EXTRACTED RECORDS |
────────────────

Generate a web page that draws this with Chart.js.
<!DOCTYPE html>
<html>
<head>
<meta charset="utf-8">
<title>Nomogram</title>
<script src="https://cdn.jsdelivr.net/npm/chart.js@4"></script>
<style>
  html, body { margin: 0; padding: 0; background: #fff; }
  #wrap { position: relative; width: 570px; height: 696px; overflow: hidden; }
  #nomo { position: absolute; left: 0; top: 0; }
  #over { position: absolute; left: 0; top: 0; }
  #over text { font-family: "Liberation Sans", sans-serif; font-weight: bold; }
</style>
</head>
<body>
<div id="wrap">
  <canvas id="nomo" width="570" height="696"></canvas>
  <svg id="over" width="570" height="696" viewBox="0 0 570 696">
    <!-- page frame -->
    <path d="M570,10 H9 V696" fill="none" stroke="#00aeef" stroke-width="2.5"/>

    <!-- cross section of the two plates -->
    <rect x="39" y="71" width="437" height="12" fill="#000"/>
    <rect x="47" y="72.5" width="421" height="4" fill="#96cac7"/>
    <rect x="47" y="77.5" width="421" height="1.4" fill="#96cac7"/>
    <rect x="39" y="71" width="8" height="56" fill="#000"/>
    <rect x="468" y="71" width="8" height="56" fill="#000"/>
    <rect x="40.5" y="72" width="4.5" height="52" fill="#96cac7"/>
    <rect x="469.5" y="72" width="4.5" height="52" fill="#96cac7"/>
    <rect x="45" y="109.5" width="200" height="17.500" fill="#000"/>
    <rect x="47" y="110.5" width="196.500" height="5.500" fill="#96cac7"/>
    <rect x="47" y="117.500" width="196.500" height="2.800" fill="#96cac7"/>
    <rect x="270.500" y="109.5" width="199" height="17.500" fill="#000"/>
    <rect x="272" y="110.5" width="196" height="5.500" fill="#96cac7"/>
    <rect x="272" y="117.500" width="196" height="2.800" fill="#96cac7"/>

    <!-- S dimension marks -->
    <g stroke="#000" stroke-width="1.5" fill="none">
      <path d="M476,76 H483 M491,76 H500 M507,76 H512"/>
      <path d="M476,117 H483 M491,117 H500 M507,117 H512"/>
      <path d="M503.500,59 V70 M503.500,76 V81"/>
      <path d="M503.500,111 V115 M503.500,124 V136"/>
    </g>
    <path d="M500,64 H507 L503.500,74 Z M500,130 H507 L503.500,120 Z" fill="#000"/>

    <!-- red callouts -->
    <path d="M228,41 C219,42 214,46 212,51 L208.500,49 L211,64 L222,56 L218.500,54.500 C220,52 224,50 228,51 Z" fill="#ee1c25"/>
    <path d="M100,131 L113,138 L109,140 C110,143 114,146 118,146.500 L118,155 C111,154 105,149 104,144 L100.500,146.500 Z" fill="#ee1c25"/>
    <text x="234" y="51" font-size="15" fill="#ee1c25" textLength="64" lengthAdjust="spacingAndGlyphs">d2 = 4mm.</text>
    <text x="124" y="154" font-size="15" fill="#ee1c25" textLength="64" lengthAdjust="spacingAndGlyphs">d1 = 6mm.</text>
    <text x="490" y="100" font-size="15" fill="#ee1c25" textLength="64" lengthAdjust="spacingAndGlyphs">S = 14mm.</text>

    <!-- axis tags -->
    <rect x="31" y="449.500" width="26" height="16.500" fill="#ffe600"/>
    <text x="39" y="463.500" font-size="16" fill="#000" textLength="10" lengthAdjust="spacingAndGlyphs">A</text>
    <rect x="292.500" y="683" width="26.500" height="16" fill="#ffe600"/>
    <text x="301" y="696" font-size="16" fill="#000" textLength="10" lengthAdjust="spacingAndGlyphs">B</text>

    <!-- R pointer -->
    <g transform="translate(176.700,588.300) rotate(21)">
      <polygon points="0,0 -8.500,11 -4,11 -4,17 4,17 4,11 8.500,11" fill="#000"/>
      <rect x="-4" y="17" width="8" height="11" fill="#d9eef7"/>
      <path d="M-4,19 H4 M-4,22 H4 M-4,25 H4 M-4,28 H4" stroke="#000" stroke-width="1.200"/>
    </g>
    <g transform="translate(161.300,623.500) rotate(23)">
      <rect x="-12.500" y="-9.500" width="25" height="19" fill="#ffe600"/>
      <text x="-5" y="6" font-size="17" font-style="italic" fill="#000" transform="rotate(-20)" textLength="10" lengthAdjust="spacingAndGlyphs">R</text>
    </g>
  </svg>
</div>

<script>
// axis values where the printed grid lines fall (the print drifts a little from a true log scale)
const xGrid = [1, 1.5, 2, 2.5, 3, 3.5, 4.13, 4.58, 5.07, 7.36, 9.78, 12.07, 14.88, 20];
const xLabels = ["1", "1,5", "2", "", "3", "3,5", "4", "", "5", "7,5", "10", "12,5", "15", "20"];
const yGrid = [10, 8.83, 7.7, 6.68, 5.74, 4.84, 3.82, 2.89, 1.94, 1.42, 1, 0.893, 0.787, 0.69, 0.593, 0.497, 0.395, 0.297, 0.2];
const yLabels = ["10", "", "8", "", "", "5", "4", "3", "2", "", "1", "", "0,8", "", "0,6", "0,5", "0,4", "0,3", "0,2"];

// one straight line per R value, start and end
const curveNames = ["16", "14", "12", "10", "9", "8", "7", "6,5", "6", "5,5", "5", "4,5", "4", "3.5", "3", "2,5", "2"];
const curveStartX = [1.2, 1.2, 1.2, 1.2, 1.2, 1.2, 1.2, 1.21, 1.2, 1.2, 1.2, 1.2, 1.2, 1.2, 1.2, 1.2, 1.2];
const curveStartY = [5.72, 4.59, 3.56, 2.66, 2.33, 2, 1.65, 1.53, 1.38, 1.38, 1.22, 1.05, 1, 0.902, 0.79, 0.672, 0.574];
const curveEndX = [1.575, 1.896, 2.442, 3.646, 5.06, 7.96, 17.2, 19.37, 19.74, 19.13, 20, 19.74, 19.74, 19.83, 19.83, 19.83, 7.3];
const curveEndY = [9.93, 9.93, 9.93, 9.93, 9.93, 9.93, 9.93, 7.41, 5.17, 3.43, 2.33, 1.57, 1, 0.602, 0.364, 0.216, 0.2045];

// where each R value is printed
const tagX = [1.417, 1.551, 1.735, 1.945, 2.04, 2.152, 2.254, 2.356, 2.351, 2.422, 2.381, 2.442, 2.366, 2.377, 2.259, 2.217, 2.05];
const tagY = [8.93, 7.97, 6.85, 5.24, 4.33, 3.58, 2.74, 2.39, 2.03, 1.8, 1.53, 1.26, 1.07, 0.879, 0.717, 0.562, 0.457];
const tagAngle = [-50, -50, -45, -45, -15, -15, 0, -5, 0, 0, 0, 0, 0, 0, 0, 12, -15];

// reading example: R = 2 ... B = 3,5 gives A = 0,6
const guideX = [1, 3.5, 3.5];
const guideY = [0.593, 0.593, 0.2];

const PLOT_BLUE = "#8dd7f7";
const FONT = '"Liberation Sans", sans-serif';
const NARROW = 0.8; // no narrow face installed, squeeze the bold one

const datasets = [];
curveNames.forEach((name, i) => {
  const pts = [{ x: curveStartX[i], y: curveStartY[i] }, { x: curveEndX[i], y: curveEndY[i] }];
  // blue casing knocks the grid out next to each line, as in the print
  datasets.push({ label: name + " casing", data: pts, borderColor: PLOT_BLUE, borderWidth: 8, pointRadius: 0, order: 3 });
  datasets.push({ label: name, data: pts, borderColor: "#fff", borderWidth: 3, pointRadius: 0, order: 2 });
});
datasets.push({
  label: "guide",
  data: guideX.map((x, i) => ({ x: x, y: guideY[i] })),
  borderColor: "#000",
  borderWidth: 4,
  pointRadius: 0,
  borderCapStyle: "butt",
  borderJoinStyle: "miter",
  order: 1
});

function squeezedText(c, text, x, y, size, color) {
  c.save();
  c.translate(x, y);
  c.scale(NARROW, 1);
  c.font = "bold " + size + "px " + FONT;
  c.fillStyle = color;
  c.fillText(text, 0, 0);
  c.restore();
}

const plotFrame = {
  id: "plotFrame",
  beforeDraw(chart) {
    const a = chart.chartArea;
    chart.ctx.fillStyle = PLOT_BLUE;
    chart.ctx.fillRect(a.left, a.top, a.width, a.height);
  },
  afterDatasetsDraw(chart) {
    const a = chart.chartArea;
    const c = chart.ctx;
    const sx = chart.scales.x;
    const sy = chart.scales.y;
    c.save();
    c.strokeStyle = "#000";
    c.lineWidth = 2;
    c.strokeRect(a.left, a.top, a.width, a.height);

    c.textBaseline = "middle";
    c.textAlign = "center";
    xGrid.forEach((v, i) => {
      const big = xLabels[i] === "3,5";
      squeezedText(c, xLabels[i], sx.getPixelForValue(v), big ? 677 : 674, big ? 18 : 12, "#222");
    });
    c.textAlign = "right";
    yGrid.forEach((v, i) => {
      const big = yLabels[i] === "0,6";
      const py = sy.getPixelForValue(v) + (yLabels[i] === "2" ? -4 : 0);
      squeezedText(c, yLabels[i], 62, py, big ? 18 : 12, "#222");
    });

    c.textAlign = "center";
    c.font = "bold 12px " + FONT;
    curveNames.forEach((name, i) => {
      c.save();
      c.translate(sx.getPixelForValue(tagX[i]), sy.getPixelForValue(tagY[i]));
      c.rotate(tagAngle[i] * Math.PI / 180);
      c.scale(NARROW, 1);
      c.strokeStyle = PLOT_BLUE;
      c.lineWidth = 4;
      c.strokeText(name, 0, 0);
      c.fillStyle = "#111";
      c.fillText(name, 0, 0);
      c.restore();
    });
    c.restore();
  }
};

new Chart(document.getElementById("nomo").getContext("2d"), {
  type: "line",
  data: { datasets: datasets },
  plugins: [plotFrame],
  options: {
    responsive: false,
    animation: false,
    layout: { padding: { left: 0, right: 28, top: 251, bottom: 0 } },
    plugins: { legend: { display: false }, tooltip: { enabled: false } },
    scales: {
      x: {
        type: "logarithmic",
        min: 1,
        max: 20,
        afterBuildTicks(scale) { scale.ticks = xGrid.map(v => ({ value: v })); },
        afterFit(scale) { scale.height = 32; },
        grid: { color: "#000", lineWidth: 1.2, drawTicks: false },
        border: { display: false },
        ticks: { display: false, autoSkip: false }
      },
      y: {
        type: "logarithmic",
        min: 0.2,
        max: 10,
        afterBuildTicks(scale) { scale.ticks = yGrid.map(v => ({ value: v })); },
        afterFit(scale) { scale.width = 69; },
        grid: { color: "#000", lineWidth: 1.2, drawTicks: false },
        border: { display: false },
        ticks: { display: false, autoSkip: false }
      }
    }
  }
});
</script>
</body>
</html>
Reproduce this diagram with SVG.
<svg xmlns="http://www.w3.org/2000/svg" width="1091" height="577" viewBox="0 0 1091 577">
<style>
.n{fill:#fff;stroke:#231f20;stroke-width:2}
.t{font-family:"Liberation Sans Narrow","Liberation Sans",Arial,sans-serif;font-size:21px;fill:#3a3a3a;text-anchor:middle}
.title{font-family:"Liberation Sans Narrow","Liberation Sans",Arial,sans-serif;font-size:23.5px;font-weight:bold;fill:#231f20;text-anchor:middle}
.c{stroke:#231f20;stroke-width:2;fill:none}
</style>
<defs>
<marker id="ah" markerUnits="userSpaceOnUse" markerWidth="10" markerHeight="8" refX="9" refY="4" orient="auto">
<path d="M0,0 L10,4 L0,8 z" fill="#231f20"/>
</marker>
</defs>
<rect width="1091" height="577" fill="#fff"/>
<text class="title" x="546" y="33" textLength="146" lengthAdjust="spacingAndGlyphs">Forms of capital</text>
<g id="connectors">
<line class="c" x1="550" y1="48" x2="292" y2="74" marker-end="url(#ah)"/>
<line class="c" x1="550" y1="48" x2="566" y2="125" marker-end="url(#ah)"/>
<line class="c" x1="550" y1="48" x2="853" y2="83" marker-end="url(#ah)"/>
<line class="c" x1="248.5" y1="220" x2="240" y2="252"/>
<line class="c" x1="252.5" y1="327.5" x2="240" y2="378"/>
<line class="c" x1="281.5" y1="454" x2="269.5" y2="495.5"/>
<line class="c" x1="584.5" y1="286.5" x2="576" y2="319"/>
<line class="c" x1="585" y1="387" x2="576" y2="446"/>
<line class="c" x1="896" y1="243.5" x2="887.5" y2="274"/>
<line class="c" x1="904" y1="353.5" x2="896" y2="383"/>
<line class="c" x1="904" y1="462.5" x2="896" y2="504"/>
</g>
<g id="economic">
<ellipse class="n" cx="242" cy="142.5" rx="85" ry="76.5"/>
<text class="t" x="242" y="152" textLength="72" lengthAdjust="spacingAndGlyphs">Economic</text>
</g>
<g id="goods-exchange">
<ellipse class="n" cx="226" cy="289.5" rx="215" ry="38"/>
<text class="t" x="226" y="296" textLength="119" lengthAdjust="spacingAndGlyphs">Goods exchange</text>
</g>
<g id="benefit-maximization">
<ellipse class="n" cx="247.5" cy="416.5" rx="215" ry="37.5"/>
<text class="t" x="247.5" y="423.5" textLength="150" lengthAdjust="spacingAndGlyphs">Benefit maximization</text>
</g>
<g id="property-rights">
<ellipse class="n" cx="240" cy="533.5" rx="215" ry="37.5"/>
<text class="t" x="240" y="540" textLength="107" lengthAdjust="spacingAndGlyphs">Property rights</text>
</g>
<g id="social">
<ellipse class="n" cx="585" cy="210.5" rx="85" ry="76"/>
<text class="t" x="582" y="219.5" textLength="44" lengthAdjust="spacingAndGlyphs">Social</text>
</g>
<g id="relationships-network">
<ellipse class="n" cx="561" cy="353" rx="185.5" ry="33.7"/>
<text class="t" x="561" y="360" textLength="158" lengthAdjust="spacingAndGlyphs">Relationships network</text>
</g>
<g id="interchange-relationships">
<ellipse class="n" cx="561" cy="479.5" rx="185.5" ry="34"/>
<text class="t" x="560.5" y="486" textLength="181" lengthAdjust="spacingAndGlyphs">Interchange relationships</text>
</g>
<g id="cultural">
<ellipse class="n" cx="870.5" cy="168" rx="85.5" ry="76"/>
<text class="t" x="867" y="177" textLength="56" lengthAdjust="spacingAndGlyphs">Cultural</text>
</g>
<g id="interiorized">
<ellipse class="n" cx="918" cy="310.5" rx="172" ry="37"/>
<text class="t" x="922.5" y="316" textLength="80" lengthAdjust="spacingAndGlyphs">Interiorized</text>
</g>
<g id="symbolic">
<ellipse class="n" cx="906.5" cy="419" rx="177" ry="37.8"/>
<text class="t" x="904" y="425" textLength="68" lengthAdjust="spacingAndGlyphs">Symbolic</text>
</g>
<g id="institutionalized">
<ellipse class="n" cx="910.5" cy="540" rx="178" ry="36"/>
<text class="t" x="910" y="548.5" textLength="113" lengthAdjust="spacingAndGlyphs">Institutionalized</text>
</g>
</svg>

────────────────

Scan the records for the string "with". Copy each line in which it appears.

RESULT FOR THIS TASK |
Generate a web page that draws this with Chart.js.
Reproduce this diagram with SVG.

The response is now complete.